Imperial Oil Company Ltd., established in 1880 when 16 Ontario oil-producing and refining companies merged, played a starring role in Canada’s early petroleum and petrochemicals industries. Imperial Oil consolidated its refining operations in 1898 in Sarnia, Ont. The company, which had drilled 133 wells in western Canada without finding a major new oilfield, struck a gusher in 1947 at its Leduc No. 1 exploratory well south of Edmonton. That discovery marked the birth of the modern Canadian oil and gas industry.

Meanwhile, Canada’s now-famous oil sands industry was developing in parallel. In 1925, more than a century after explorer Alexander Mackenzie saw Chipewyan natives using natural bitumen seeps along the Athabasca River to caulk canoes, Karl Clark of the Alberta Research Council perfected a method using hot water and caustic soda to separate oil sands bitumen from sand. In 1964, Great Canadian Oil Sands (now part of Suncor Energy Inc.) won approval for the first of the modern oil sands projects and began production in 1967. Its plant pioneered such processes as separating the lighter hydrocarbon fractions and removing asphalt and sulphur to produce light, low-sulphur synthetic crude oil.
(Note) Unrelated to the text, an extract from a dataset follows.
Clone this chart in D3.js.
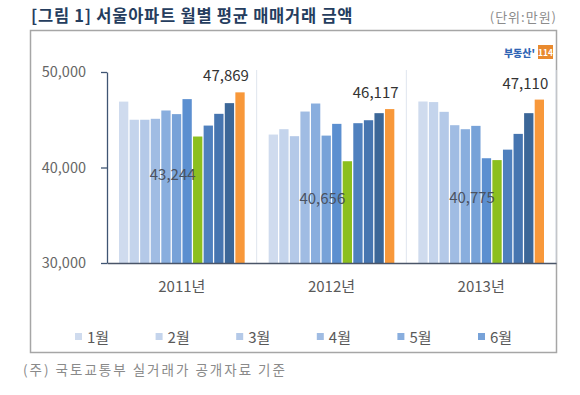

In the 1970s, Roger Butler, an engineer at Imperial Oil and later the first Endowed Chair in Petroleum Engineering at the University of Calgary, invented the steam assisted gravity drainage (SAGD) technique. The method is critical for accessing the estimated 140 billion barrels of bitumen that are too deep to be mined from the surface — comprising about 80 percent of Alberta’s proven oil sands reserves. Using two parallel horizontal wells, steam is injected into the upper well and heated bitumen flows into the lower well. 
As for the future, Gates expects to see new additives such as catalysts and nanoparticles and so-called smart hydraulic fracturing that will increase production of shale oil and gas and heavy oil and bitumen while reducing energy, water use and greenhouse gas emissions. “It’s about having better, more robust processes, not just for the technology in the ground but also for the regulatory and environmental assessments and the social acceptance.”  

Petroleum industry is heavy economic hitter

Canada’s petroleum industry may have lagged historically in game-changing chemical innovation but its economic impact in indisputable. “Over the past five decades, this sector has been the lifeblood of Alberta’s economy,” says Todd Hirsch, chief economist at ATB Financial. As for the national economy, remember the wildfire in May 2016 that ravaged Fort McMurray in northern Alberta? It forced the temporary shutdown of several oil sands operations: Suncor Energy, Syncrude Canada, Shell Canada, ConocoPhillips Canada, Nexen Energy ULC and Athabasca Oil, knocking 1.2 million barrels a day offline, or more than 40 percent of provincial oil sands production. That was enough to drop Canada’s real gross domestic product by an annualized rate of 1.6 percent during the second quarter, Hirsch says. 

Robert Mansell, academic director and emeritus professor of economics at the School of Public Policy at the University of Calgary, says the oil and gas industry has, on average, accounted for about one-third of all business investment in the country. “It’s the largest private investor in the Canadian economy.” According to the Canadian Petroleum Producers Association, the industry invested $36 billion in 2016, down from a peak of $81 billion in capital projects in 2014. Half of Canada’s exports of goods and services are related to oil and gas, Mansell says.